■ **PROVIDED DATA**
##########
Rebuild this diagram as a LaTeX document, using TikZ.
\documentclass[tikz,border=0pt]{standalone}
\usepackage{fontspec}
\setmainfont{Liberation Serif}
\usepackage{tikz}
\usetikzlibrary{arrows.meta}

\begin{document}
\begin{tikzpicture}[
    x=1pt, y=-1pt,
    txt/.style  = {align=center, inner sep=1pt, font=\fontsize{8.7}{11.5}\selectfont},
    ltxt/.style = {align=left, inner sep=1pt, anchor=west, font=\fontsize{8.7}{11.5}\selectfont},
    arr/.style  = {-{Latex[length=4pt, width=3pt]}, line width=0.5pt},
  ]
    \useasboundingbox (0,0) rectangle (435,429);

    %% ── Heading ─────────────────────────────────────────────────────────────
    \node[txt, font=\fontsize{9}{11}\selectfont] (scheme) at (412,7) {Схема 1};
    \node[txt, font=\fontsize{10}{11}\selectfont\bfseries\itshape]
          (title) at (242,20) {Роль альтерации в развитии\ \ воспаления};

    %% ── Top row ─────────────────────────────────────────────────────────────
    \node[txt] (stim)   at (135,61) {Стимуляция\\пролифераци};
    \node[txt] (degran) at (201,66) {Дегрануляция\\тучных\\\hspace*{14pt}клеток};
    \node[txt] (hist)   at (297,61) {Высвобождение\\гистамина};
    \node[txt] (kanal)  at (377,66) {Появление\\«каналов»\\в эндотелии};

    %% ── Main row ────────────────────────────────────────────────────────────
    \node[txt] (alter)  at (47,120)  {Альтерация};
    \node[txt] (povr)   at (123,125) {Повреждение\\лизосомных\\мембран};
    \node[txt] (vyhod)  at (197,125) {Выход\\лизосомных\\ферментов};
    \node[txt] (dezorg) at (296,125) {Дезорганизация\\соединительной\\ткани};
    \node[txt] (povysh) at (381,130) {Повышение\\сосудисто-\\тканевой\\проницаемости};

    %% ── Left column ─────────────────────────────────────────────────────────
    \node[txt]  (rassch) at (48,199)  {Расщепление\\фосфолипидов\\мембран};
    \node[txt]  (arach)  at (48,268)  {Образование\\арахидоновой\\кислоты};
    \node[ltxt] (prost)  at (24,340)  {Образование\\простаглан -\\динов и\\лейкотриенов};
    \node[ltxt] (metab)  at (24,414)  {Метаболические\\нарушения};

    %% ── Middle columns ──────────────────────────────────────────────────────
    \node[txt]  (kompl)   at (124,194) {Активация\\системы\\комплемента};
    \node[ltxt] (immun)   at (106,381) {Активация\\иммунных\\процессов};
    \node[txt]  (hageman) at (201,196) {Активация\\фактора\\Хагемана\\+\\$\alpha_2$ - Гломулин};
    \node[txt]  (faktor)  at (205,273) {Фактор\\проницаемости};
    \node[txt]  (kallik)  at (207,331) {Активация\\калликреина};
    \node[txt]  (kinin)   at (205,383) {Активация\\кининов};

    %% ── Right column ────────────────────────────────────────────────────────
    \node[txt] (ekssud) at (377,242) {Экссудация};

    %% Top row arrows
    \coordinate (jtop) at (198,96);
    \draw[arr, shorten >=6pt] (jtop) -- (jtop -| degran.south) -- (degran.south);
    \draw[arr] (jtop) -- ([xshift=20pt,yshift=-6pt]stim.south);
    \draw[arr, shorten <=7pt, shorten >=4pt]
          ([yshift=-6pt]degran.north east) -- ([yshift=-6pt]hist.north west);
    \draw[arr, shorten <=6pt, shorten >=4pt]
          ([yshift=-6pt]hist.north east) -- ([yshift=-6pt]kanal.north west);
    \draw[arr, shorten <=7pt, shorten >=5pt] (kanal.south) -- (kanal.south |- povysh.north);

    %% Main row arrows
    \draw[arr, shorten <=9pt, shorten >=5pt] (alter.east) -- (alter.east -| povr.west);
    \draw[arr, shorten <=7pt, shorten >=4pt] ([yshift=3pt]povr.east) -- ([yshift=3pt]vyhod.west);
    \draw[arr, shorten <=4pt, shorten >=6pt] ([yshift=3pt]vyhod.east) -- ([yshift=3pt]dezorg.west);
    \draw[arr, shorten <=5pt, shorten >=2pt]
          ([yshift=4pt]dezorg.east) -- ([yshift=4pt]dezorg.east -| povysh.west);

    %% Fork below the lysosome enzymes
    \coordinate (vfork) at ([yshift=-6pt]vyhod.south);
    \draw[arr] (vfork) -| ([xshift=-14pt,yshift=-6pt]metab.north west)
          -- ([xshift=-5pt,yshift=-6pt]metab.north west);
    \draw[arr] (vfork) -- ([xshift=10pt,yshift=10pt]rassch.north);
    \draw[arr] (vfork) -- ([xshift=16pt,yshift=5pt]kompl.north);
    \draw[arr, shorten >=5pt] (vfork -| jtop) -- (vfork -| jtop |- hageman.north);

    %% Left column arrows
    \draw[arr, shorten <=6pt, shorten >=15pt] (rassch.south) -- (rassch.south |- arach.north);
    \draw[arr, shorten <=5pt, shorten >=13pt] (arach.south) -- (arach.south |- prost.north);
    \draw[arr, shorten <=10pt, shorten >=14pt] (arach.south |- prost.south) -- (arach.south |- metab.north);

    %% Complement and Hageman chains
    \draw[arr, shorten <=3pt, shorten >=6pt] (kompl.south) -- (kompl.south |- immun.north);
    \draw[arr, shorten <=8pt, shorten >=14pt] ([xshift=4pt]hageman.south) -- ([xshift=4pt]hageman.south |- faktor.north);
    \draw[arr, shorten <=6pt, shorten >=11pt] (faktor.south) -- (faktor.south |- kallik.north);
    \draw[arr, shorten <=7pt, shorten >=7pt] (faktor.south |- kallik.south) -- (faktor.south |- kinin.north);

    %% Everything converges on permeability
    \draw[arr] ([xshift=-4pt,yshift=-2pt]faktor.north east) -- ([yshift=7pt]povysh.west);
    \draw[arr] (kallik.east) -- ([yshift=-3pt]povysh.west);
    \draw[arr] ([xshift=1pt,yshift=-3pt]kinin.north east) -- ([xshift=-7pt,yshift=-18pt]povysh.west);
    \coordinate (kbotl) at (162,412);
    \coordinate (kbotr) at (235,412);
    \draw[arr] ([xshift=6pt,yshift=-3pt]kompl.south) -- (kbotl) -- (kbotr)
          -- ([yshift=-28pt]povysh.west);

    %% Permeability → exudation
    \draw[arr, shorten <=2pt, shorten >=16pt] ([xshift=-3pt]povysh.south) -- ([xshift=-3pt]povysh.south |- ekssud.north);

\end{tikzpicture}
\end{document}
##########
■ **EXERCISE PROMPT**
Output the full listing without altering anything.

■ **RESPONSE BELOW**
Rebuild this diagram as a LaTeX document, using TikZ.
\documentclass[tikz,border=0pt]{standalone}
\usepackage{fontspec}
\setmainfont{Liberation Serif}
\usepackage{tikz}
\usetikzlibrary{arrows.meta}

\begin{document}
\begin{tikzpicture}[
    x=1pt, y=-1pt,
    txt/.style  = {align=center, inner sep=1pt, font=\fontsize{8.7}{11.5}\selectfont},
    ltxt/.style = {align=left, inner sep=1pt, anchor=west, font=\fontsize{8.7}{11.5}\selectfont},
    arr/.style  = {-{Latex[length=4pt, width=3pt]}, line width=0.5pt},
  ]
    \useasboundingbox (0,0) rectangle (435,429);

    %% ── Heading ─────────────────────────────────────────────────────────────
    \node[txt, font=\fontsize{9}{11}\selectfont] (scheme) at (412,7) {Схема 1};
    \node[txt, font=\fontsize{10}{11}\selectfont\bfseries\itshape]
          (title) at (242,20) {Роль альтерации в развитии\ \ воспаления};

    %% ── Top row ─────────────────────────────────────────────────────────────
    \node[txt] (stim)   at (135,61) {Стимуляция\\пролифераци};
    \node[txt] (degran) at (201,66) {Дегрануляция\\тучных\\\hspace*{14pt}клеток};
    \node[txt] (hist)   at (297,61) {Высвобождение\\гистамина};
    \node[txt] (kanal)  at (377,66) {Появление\\«каналов»\\в эндотелии};

    %% ── Main row ────────────────────────────────────────────────────────────
    \node[txt] (alter)  at (47,120)  {Альтерация};
    \node[txt] (povr)   at (123,125) {Повреждение\\лизосомных\\мембран};
    \node[txt] (vyhod)  at (197,125) {Выход\\лизосомных\\ферментов};
    \node[txt] (dezorg) at (296,125) {Дезорганизация\\соединительной\\ткани};
    \node[txt] (povysh) at (381,130) {Повышение\\сосудисто-\\тканевой\\проницаемости};

    %% ── Left column ─────────────────────────────────────────────────────────
    \node[txt]  (rassch) at (48,199)  {Расщепление\\фосфолипидов\\мембран};
    \node[txt]  (arach)  at (48,268)  {Образование\\арахидоновой\\кислоты};
    \node[ltxt] (prost)  at (24,340)  {Образование\\простаглан -\\динов и\\лейкотриенов};
    \node[ltxt] (metab)  at (24,414)  {Метаболические\\нарушения};

    %% ── Middle columns ──────────────────────────────────────────────────────
    \node[txt]  (kompl)   at (124,194) {Активация\\системы\\комплемента};
    \node[ltxt] (immun)   at (106,381) {Активация\\иммунных\\процессов};
    \node[txt]  (hageman) at (201,196) {Активация\\фактора\\Хагемана\\+\\$\alpha_2$ - Гломулин};
    \node[txt]  (faktor)  at (205,273) {Фактор\\проницаемости};
    \node[txt]  (kallik)  at (207,331) {Активация\\калликреина};
    \node[txt]  (kinin)   at (205,383) {Активация\\кининов};

    %% ── Right column ────────────────────────────────────────────────────────
    \node[txt] (ekssud) at (377,242) {Экссудация};

    %% Top row arrows
    \coordinate (jtop) at (198,96);
    \draw[arr, shorten >=6pt] (jtop) -- (jtop -| degran.south) -- (degran.south);
    \draw[arr] (jtop) -- ([xshift=20pt,yshift=-6pt]stim.south);
    \draw[arr, shorten <=7pt, shorten >=4pt]
          ([yshift=-6pt]degran.north east) -- ([yshift=-6pt]hist.north west);
    \draw[arr, shorten <=6pt, shorten >=4pt]
          ([yshift=-6pt]hist.north east) -- ([yshift=-6pt]kanal.north west);
    \draw[arr, shorten <=7pt, shorten >=5pt] (kanal.south) -- (kanal.south |- povysh.north);

    %% Main row arrows
    \draw[arr, shorten <=9pt, shorten >=5pt] (alter.east) -- (alter.east -| povr.west);
    \draw[arr, shorten <=7pt, shorten >=4pt] ([yshift=3pt]povr.east) -- ([yshift=3pt]vyhod.west);
    \draw[arr, shorten <=4pt, shorten >=6pt] ([yshift=3pt]vyhod.east) -- ([yshift=3pt]dezorg.west);
    \draw[arr, shorten <=5pt, shorten >=2pt]
          ([yshift=4pt]dezorg.east) -- ([yshift=4pt]dezorg.east -| povysh.west);

    %% Fork below the lysosome enzymes
    \coordinate (vfork) at ([yshift=-6pt]vyhod.south);
    \draw[arr] (vfork) -| ([xshift=-14pt,yshift=-6pt]metab.north west)
          -- ([xshift=-5pt,yshift=-6pt]metab.north west);
    \draw[arr] (vfork) -- ([xshift=10pt,yshift=10pt]rassch.north);
    \draw[arr] (vfork) -- ([xshift=16pt,yshift=5pt]kompl.north);
    \draw[arr, shorten >=5pt] (vfork -| jtop) -- (vfork -| jtop |- hageman.north);

    %% Left column arrows
    \draw[arr, shorten <=6pt, shorten >=15pt] (rassch.south) -- (rassch.south |- arach.north);
    \draw[arr, shorten <=5pt, shorten >=13pt] (arach.south) -- (arach.south |- prost.north);
    \draw[arr, shorten <=10pt, shorten >=14pt] (arach.south |- prost.south) -- (arach.south |- metab.north);

    %% Complement and Hageman chains
    \draw[arr, shorten <=3pt, shorten >=6pt] (kompl.south) -- (kompl.south |- immun.north);
    \draw[arr, shorten <=8pt, shorten >=14pt] ([xshift=4pt]hageman.south) -- ([xshift=4pt]hageman.south |- faktor.north);
    \draw[arr, shorten <=6pt, shorten >=11pt] (faktor.south) -- (faktor.south |- kallik.north);
    \draw[arr, shorten <=7pt, shorten >=7pt] (faktor.south |- kallik.south) -- (faktor.south |- kinin.north);

    %% Everything converges on permeability
    \draw[arr] ([xshift=-4pt,yshift=-2pt]faktor.north east) -- ([yshift=7pt]povysh.west);
    \draw[arr] (kallik.east) -- ([yshift=-3pt]povysh.west);
    \draw[arr] ([xshift=1pt,yshift=-3pt]kinin.north east) -- ([xshift=-7pt,yshift=-18pt]povysh.west);
    \coordinate (kbotl) at (162,412);
    \coordinate (kbotr) at (235,412);
    \draw[arr] ([xshift=6pt,yshift=-3pt]kompl.south) -- (kbotl) -- (kbotr)
          -- ([yshift=-28pt]povysh.west);

    %% Permeability → exudation
    \draw[arr, shorten <=2pt, shorten >=16pt] ([xshift=-3pt]povysh.south) -- ([xshift=-3pt]povysh.south |- ekssud.north);

\end{tikzpicture}
\end{document}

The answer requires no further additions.